What took Second Life down?

Last Monday early the Second Life™ grid went dark. I have heard the total number of concurrent users was 2.

The details of what happened were published Friday, The Road to Downtime Was Paved with Good Intentions.

The TL:DR is a complex plan had been devised to allow replacement of the routers that connect the SL system to the Internet without taking SL down. The complexity came from figuring out how to make the switch over without taking SL down. At home, you would just concede that replacing a router would interrupt your Internet service and deal with it.

The Art of Rain

The Art of Rain

The SL system has a boatload of routers and considerable redundancy. Meaning some number of those routers should be able to fail with the system falling back to the remaining operational ones without users ever noticing. Something the equipment manufacturer, network consultant, and Lindens had not imagined went sideways and cut the system off from users when it shouldn’t have. While they are not giving out exact details, the newly discovered way for the system to fail has now been built into the Linden planning to hopefully never cause a problem again.

So, in the middle of a complex project, the system was down. What to do? The decision was made to turn the system off, replace the rest of the routers as per the original goal but without all the fancy keep live footwork then turn it back on.
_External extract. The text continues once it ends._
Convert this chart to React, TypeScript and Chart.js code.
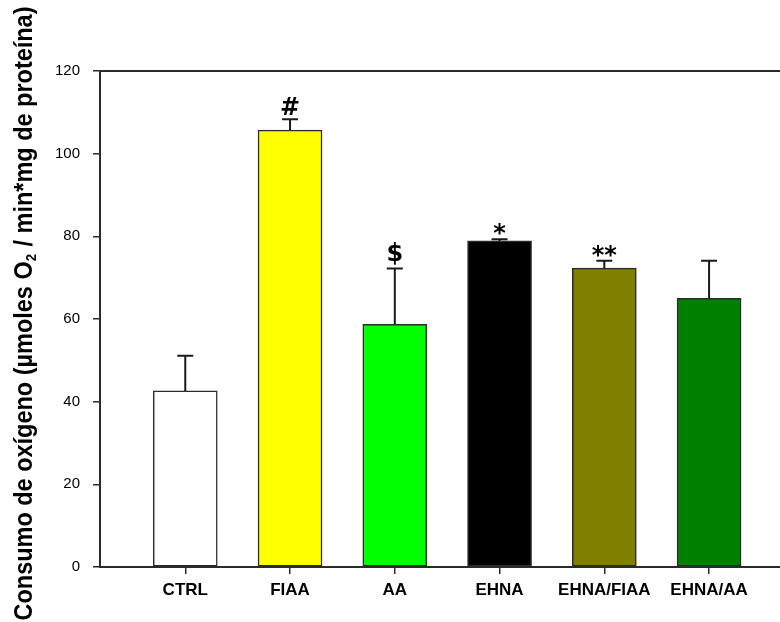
import React, { useEffect, useRef } from "react";
import { Chart, registerables } from "chart.js";

Chart.register(...registerables);

// Oxygen consumption per treatment group (mean and upper error limit)
const groups = ["CTRL", "FIAA", "AA", "EHNA", "EHNA/FIAA", "EHNA/AA"];
const meanValues = [42.6, 105.7, 58.7, 78.9, 72.3, 65.0];
const upperError = [51.1, 108.3, 72.2, 79.3, 74.1, 74.1];
const significance = ["", "#", "$", "*", "**", ""];
const barColors = ["#FFFFFF", "#FFFF00", "#00FF00", "#000000", "#808000", "#008000"];
const yTicks = [0, 20, 40, 60, 80, 100, 120];

const FONT = "'Liberation Sans', Arial, Helvetica, sans-serif";
const MARK_FONT = "'DejaVu Sans', 'Liberation Sans', sans-serif";
const AXIS_COLOR = "#2b2b2b";

// Upper error bars with caps, plus significance symbols above them
const errorBarPlugin = {
  id: "errorBars",
  afterDatasetsDraw(chart: any) {
    const ctx = chart.ctx;
    const meta = chart.getDatasetMeta(0);
    const yScale = chart.scales.y;
    ctx.save();
    meta.data.forEach((bar: any, i: number) => {
      const x = bar.x;
      const yTop = yScale.getPixelForValue(upperError[i]);
      const yBar = bar.y;
      ctx.strokeStyle = "#1a1a1a";
      ctx.lineWidth = 2;
      ctx.beginPath();
      ctx.moveTo(x, yBar);
      ctx.lineTo(x, yTop);
      ctx.moveTo(x - 8, yTop);
      ctx.lineTo(x + 8, yTop);
      ctx.stroke();

      const mark = significance[i];
      if (mark) {
        ctx.font = `bold 24px ${MARK_FONT}`;
        ctx.fillStyle = "#000";
        ctx.textAlign = "center";
        ctx.textBaseline = "alphabetic";
        const m = ctx.measureText(mark);
        const gap = 4;
        ctx.fillText(mark, x, yTop - gap - m.actualBoundingBoxDescent);
      }
    });
    ctx.restore();
  },
};

// Top frame line and rotated y-axis title with subscript
const framePlugin = {
  id: "frame",
  afterDraw(chart: any) {
    const ctx = chart.ctx;
    const area = chart.chartArea;
    const yScale = chart.scales.y;
    const yMax = yScale.getPixelForValue(yTicks[yTicks.length - 1]);
    ctx.save();
    ctx.strokeStyle = AXIS_COLOR;
    ctx.lineWidth = 2;
    ctx.beginPath();
    ctx.moveTo(area.left, yMax);
    ctx.lineTo(area.right, yMax);
    ctx.stroke();
    ctx.restore();

    const part1 = "Consumo de oxígeno (µmoles O";
    const sub = "2";
    const part2 = " / min*mg de proteína)";
    const mainFont = `bold 25px ${FONT}`;
    const subFont = `bold 14px ${FONT}`;
    ctx.save();
    ctx.font = mainFont;
    const w1 = ctx.measureText(part1).width;
    const w3 = ctx.measureText(part2).width;
    ctx.font = subFont;
    const w2 = ctx.measureText(sub).width + 1;
    const total = w1 + w2 + w3;
    const targetLen = 614;
    const sx = targetLen / total;
    ctx.translate(32, 313.5);
    ctx.rotate(-Math.PI / 2);
    ctx.scale(sx, 1);
    ctx.fillStyle = "#000";
    ctx.textBaseline = "alphabetic";
    ctx.textAlign = "left";
    let cx = -total / 2;
    ctx.font = mainFont;
    ctx.fillText(part1, cx, 0);
    cx += w1;
    ctx.font = subFont;
    ctx.fillText(sub, cx, 4);
    cx += w2;
    ctx.font = mainFont;
    ctx.fillText(part2, cx, 0);
    ctx.restore();
  },
};

export default function App() {
  const canvasRef = useRef<HTMLCanvasElement | null>(null);

  useEffect(() => {
    const canvas = canvasRef.current;
    if (!canvas) return;
    const positions = groups.map((_, i) => i + 1);
    const chart = new Chart(canvas, {
      type: "bar",
      data: {
        datasets: [
          {
            data: positions.map((p, i) => ({ x: p, y: meanValues[i] })),
            backgroundColor: barColors,
            borderColor: "#2b2b2b",
            borderWidth: 1.5,
            borderSkipped: false,
            barThickness: 64,
          },
        ],
      },
      options: {
        animation: false,
        responsive: false,
        devicePixelRatio: 1,
        layout: { padding: { top: 71, right: 0, bottom: 0, left: 0 } },
        plugins: {
          legend: { display: false },
          tooltip: { enabled: false },
        },
        scales: {
          x: {
            type: "linear",
            offset: false,
            min: 0.186,
            max: 6.677,
            afterBuildTicks: (scale: any) => {
              scale.ticks = positions.map((v) => ({ value: v }));
            },
            afterFit: (scale: any) => {
              scale.height = 55;
            },
            ticks: {
              autoSkip: false,
              maxRotation: 0,
              padding: 6,
              color: "#000",
              font: { family: FONT, size: 17, weight: "bold" },
              callback: (v: any) => groups[Math.round(Number(v)) - 1] ?? "",
            },
            grid: {
              offset: false,
              drawOnChartArea: false,
              drawTicks: true,
              tickLength: 7,
              color: AXIS_COLOR,
              lineWidth: 1.5,
            },
            border: { display: true, color: AXIS_COLOR, width: 2 },
          },
          y: {
            min: 0,
            max: 120,
            afterBuildTicks: (scale: any) => {
              scale.ticks = yTicks.map((v) => ({ value: v }));
            },
            afterFit: (scale: any) => {
              scale.width = 100;
            },
            ticks: {
              padding: 13,
              color: "#000",
              font: { family: FONT, size: 15 },
            },
            grid: {
              drawOnChartArea: false,
              drawTicks: true,
              tickLength: 7,
              color: AXIS_COLOR,
              lineWidth: 1.5,
            },
            border: { display: true, color: AXIS_COLOR, width: 2 },
          },
        },
      },
      plugins: [errorBarPlugin, framePlugin],
    });
    return () => chart.destroy();
  }, []);

  return (
    <div style={{ position: "absolute", left: 0, top: 0, width: 780, height: 622, background: "#fff" }}>
      <canvas ref={canvasRef} width={780} height={622} />
    </div>
  );
}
Easier, but not what they had hoped for.

Telling users when they were planning to make this change was sort of a secret. What we were told time-wise was vague. That was deliberate. When the bad guys know something like this, they know it is the best time to attack. Sort of like why 98% of all mass shootings are in gun free zones. They may be crazy but they aren’t stupid. The Lindens were doing their best to avoid an attack while weakened.

So, now SL is back up with all new routers.

On a side note… these new routers were needed because the previous routers were near their end-of-life AND… they are needed for the move to the cloud.